• _Short exercise_: Will you print the material below without altering a single character?

• _Data block_:
────────────────────

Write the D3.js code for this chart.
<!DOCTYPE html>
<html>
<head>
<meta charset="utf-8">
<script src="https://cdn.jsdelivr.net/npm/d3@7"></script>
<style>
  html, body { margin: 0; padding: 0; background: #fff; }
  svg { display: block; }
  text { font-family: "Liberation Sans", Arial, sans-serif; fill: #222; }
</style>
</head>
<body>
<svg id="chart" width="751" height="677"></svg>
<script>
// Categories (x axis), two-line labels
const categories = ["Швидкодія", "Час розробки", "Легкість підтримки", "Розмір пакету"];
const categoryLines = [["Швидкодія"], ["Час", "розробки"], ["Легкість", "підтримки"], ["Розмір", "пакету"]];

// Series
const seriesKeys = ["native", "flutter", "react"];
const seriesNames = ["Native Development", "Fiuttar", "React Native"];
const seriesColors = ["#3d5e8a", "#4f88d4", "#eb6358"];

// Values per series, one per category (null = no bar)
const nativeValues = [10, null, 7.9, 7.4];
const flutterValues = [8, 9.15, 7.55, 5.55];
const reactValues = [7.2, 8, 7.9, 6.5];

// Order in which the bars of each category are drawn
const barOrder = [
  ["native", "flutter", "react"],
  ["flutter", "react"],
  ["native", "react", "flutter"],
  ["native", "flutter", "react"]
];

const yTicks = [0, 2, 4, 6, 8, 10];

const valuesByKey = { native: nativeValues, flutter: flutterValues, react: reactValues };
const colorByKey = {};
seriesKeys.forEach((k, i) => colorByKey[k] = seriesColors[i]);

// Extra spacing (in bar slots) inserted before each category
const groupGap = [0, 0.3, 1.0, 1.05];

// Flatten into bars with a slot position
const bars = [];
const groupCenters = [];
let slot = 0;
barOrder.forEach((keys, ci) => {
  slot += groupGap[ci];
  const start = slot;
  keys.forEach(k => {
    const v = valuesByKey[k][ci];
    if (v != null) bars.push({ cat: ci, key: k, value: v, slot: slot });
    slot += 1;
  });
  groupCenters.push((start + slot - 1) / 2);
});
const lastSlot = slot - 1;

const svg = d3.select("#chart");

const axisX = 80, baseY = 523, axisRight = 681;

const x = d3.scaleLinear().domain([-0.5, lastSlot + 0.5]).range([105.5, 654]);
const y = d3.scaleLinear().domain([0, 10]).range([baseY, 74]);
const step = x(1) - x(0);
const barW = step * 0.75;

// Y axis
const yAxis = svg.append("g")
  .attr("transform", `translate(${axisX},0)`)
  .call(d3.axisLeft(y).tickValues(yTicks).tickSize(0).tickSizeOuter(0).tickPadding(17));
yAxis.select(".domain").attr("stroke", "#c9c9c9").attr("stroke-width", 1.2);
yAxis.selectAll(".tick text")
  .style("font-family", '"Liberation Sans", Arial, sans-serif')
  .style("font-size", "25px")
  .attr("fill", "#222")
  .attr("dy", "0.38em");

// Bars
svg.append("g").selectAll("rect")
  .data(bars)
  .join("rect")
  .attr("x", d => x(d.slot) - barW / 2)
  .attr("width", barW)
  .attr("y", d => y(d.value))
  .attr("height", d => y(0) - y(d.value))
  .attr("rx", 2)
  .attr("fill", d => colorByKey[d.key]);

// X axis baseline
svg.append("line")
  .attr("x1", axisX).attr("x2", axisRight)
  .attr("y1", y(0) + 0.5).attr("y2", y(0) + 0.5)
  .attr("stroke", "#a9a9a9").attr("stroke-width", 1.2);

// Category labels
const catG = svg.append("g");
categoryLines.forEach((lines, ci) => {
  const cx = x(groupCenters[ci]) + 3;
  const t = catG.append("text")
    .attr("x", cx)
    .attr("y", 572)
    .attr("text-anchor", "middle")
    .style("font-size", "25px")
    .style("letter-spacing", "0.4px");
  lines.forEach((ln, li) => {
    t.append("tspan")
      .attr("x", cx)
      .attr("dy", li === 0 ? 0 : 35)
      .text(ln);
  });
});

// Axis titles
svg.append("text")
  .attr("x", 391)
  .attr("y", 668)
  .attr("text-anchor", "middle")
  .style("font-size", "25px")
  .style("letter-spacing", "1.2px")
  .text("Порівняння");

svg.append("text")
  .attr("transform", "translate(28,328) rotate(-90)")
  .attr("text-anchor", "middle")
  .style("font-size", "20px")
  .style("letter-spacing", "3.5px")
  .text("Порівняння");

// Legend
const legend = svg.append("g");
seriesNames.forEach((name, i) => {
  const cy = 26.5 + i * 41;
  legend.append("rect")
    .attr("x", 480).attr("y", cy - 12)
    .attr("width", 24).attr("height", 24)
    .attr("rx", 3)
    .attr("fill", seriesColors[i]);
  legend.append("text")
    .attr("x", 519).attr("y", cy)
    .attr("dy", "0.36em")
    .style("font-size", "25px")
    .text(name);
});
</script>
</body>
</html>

────────────────────

• _Response to the task_:
Write the D3.js code for this chart.
<!DOCTYPE html>
<html>
<head>
<meta charset="utf-8">
<script src="https://cdn.jsdelivr.net/npm/d3@7"></script>
<style>
  html, body { margin: 0; padding: 0; background: #fff; }
  svg { display: block; }
  text { font-family: "Liberation Sans", Arial, sans-serif; fill: #222; }
</style>
</head>
<body>
<svg id="chart" width="751" height="677"></svg>
<script>
// Categories (x axis), two-line labels
const categories = ["Швидкодія", "Час розробки", "Легкість підтримки", "Розмір пакету"];
const categoryLines = [["Швидкодія"], ["Час", "розробки"], ["Легкість", "підтримки"], ["Розмір", "пакету"]];

// Series
const seriesKeys = ["native", "flutter", "react"];
const seriesNames = ["Native Development", "Fiuttar", "React Native"];
const seriesColors = ["#3d5e8a", "#4f88d4", "#eb6358"];

// Values per series, one per category (null = no bar)
const nativeValues = [10, null, 7.9, 7.4];
const flutterValues = [8, 9.15, 7.55, 5.55];
const reactValues = [7.2, 8, 7.9, 6.5];

// Order in which the bars of each category are drawn
const barOrder = [
  ["native", "flutter", "react"],
  ["flutter", "react"],
  ["native", "react", "flutter"],
  ["native", "flutter", "react"]
];

const yTicks = [0, 2, 4, 6, 8, 10];

const valuesByKey = { native: nativeValues, flutter: flutterValues, react: reactValues };
const colorByKey = {};
seriesKeys.forEach((k, i) => colorByKey[k] = seriesColors[i]);

// Extra spacing (in bar slots) inserted before each category
const groupGap = [0, 0.3, 1.0, 1.05];

// Flatten into bars with a slot position
const bars = [];
const groupCenters = [];
let slot = 0;
barOrder.forEach((keys, ci) => {
  slot += groupGap[ci];
  const start = slot;
  keys.forEach(k => {
    const v = valuesByKey[k][ci];
    if (v != null) bars.push({ cat: ci, key: k, value: v, slot: slot });
    slot += 1;
  });
  groupCenters.push((start + slot - 1) / 2);
});
const lastSlot = slot - 1;

const svg = d3.select("#chart");

const axisX = 80, baseY = 523, axisRight = 681;

const x = d3.scaleLinear().domain([-0.5, lastSlot + 0.5]).range([105.5, 654]);
const y = d3.scaleLinear().domain([0, 10]).range([baseY, 74]);
const step = x(1) - x(0);
const barW = step * 0.75;

// Y axis
const yAxis = svg.append("g")
  .attr("transform", `translate(${axisX},0)`)
  .call(d3.axisLeft(y).tickValues(yTicks).tickSize(0).tickSizeOuter(0).tickPadding(17));
yAxis.select(".domain").attr("stroke", "#c9c9c9").attr("stroke-width", 1.2);
yAxis.selectAll(".tick text")
  .style("font-family", '"Liberation Sans", Arial, sans-serif')
  .style("font-size", "25px")
  .attr("fill", "#222")
  .attr("dy", "0.38em");

// Bars
svg.append("g").selectAll("rect")
  .data(bars)
  .join("rect")
  .attr("x", d => x(d.slot) - barW / 2)
  .attr("width", barW)
  .attr("y", d => y(d.value))
  .attr("height", d => y(0) - y(d.value))
  .attr("rx", 2)
  .attr("fill", d => colorByKey[d.key]);

// X axis baseline
svg.append("line")
  .attr("x1", axisX).attr("x2", axisRight)
  .attr("y1", y(0) + 0.5).attr("y2", y(0) + 0.5)
  .attr("stroke", "#a9a9a9").attr("stroke-width", 1.2);

// Category labels
const catG = svg.append("g");
categoryLines.forEach((lines, ci) => {
  const cx = x(groupCenters[ci]) + 3;
  const t = catG.append("text")
    .attr("x", cx)
    .attr("y", 572)
    .attr("text-anchor", "middle")
    .style("font-size", "25px")
    .style("letter-spacing", "0.4px");
  lines.forEach((ln, li) => {
    t.append("tspan")
      .attr("x", cx)
      .attr("dy", li === 0 ? 0 : 35)
      .text(ln);
  });
});

// Axis titles
svg.append("text")
  .attr("x", 391)
  .attr("y", 668)
  .attr("text-anchor", "middle")
  .style("font-size", "25px")
  .style("letter-spacing", "1.2px")
  .text("Порівняння");

svg.append("text")
  .attr("transform", "translate(28,328) rotate(-90)")
  .attr("text-anchor", "middle")
  .style("font-size", "20px")
  .style("letter-spacing", "3.5px")
  .text("Порівняння");

// Legend
const legend = svg.append("g");
seriesNames.forEach((name, i) => {
  const cy = 26.5 + i * 41;
  legend.append("rect")
    .attr("x", 480).attr("y", cy - 12)
    .attr("width", 24).attr("height", 24)
    .attr("rx", 3)
    .attr("fill", seriesColors[i]);
  legend.append("text")
    .attr("x", 519).attr("y", cy)
    .attr("dy", "0.36em")
    .style("font-size", "25px")
    .text(name);
});
</script>
</body>
</html>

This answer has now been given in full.